(WHAT YOU SHOULD DO):
Tally the lines that contain "this" and report the total alone.

--- start DATASET RECORDS ---

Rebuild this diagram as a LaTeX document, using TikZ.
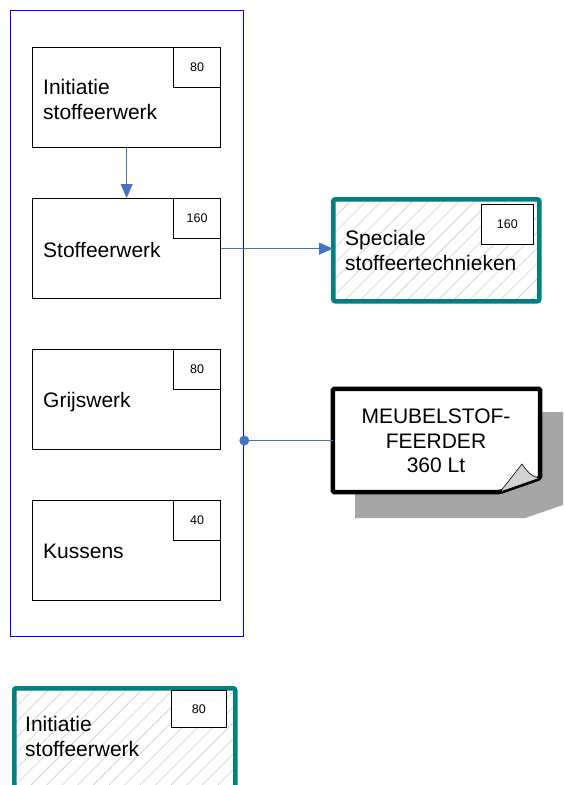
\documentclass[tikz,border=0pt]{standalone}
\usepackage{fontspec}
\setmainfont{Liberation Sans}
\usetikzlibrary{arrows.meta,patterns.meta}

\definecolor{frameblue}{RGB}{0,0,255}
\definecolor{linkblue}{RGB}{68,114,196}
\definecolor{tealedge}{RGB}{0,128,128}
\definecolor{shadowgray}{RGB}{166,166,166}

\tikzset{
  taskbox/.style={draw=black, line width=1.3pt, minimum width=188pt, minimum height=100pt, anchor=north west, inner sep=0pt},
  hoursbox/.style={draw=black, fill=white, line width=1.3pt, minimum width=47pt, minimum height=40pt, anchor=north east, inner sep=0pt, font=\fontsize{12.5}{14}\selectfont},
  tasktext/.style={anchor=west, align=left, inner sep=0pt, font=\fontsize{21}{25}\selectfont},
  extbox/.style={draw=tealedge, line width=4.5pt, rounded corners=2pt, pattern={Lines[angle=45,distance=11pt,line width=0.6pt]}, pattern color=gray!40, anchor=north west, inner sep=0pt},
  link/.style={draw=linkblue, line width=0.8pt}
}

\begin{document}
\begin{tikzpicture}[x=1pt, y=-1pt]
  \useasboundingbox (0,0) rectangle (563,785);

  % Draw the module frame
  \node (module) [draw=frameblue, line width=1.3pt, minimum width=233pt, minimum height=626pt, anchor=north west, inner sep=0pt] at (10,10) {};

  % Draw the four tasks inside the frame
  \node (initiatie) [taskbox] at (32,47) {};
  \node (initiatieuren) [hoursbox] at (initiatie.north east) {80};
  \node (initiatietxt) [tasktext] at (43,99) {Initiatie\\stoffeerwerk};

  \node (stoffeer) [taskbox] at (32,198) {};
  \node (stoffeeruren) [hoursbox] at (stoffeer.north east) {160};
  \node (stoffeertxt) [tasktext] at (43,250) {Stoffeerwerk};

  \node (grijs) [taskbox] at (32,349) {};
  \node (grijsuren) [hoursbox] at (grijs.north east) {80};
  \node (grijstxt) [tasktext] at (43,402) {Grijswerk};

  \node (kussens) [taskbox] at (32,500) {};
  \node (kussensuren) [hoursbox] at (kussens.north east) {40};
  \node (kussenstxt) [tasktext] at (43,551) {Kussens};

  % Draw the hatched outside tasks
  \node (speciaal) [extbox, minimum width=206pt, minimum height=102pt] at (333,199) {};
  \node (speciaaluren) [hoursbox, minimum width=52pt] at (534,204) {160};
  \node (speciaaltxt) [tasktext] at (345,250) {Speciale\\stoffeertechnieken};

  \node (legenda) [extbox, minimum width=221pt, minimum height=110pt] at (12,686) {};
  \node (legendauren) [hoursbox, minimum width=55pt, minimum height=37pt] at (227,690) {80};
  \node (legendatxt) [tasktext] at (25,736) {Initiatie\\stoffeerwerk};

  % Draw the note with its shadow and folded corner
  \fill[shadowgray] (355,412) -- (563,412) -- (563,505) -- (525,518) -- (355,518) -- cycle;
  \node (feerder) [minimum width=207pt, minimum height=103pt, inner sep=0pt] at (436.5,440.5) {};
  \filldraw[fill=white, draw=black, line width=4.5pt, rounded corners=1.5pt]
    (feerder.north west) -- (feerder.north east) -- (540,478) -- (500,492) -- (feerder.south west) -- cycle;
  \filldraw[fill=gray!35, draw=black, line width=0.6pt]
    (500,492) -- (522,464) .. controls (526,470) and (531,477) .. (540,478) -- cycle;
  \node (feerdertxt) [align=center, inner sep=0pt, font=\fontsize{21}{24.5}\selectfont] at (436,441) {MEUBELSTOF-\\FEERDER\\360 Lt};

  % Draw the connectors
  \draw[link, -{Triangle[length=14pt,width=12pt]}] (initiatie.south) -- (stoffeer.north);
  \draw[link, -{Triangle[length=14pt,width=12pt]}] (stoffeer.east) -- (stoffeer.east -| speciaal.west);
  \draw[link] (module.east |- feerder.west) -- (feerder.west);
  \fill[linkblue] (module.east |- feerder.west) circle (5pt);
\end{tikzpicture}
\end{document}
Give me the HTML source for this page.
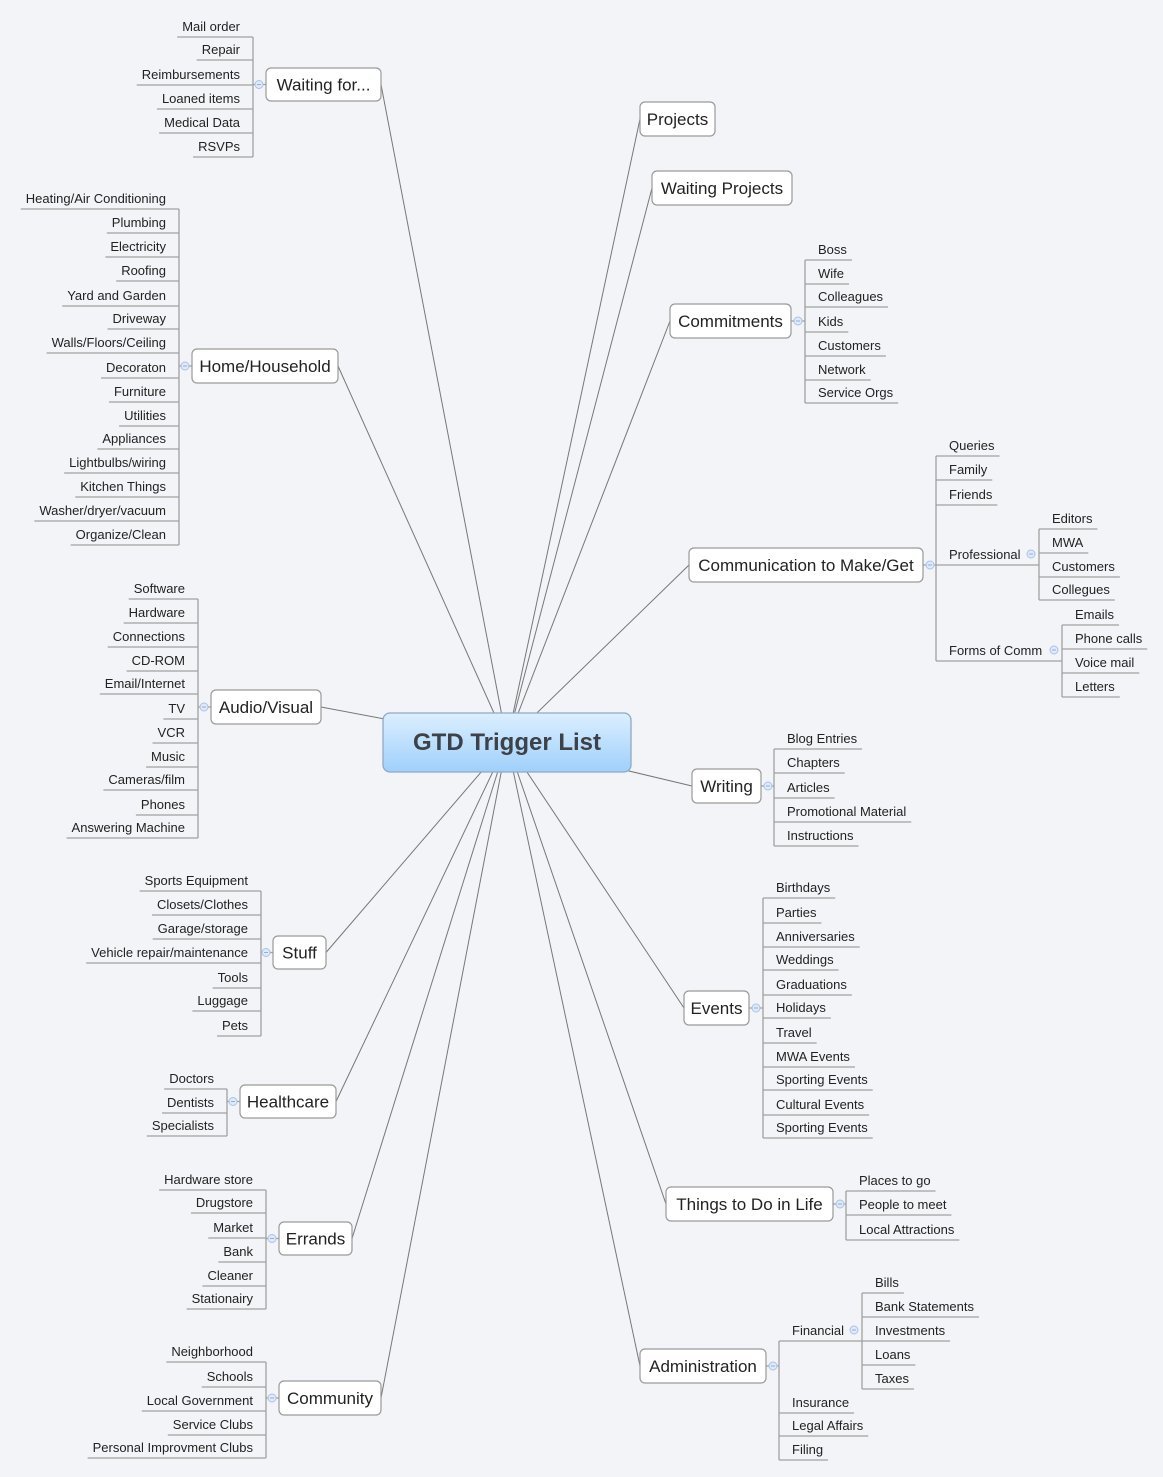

--- end DATASET RECORDS ---

(TASK ANSWER):
2